Learnin' the Blues. . .

. . . The collected BLUESLETTER articles of Ralph R. Speas, Archivist for the Board of Directors of the Piedmont Blues Preservation Society.

Women in Music
February 1998

"WOMEN IN MUSIC: The emotional force in women is usually stronger, and always more delicate than in men. Their constitutions are like those fine violins which vibrate to the lightest touch. Women are the great listeners, not only to eloquence, but also to music. The wind has swept many an Aeolian lyre, but never such a sensitive harp as a woman's soul.
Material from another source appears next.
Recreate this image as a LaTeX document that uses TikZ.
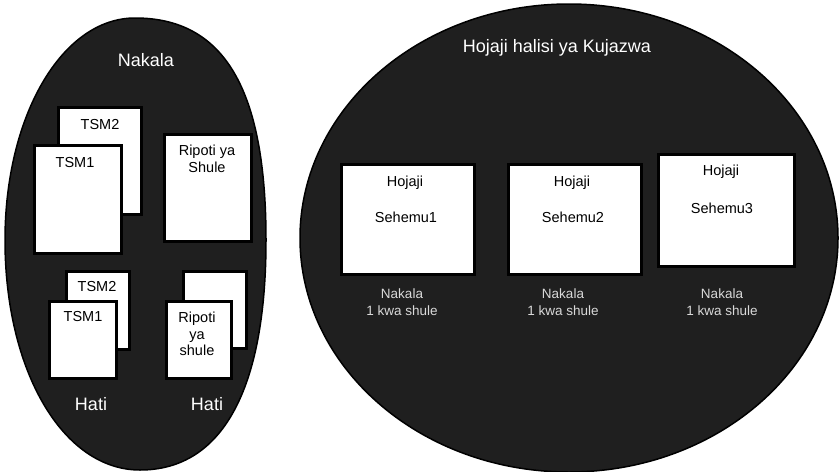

In listening to music, her face is often lighted up with tenderness, with mirth, or with the simple expansiveness of intense pleasure. Her attitude changes unconsciously with the truest, because of the most natural, dramatic feeling. At times she is shaken and melts into tears, as drops of rain fall off. The woman's temperament is naturally artistic, not in a creative, but in a receptive sense. A woman seldom writes good music, never great music; and strange to say, many of the best singers have been incapable of giving even a good musical reading to the songs in which they have been most famous...it has often been remarked that they have more perception than thought, more passion than judgement, more generosity than justice, and more religious sentiment than moral taste."

Source: The Reverend H.R. Haweis, MA, Music and Morals, Philadelphia, Theodore Presser Co., 1889

Note: This entire book is intended to represent the refined gentleman's view of morality of all the world's music just before the turn of the (19th to 20th) Century.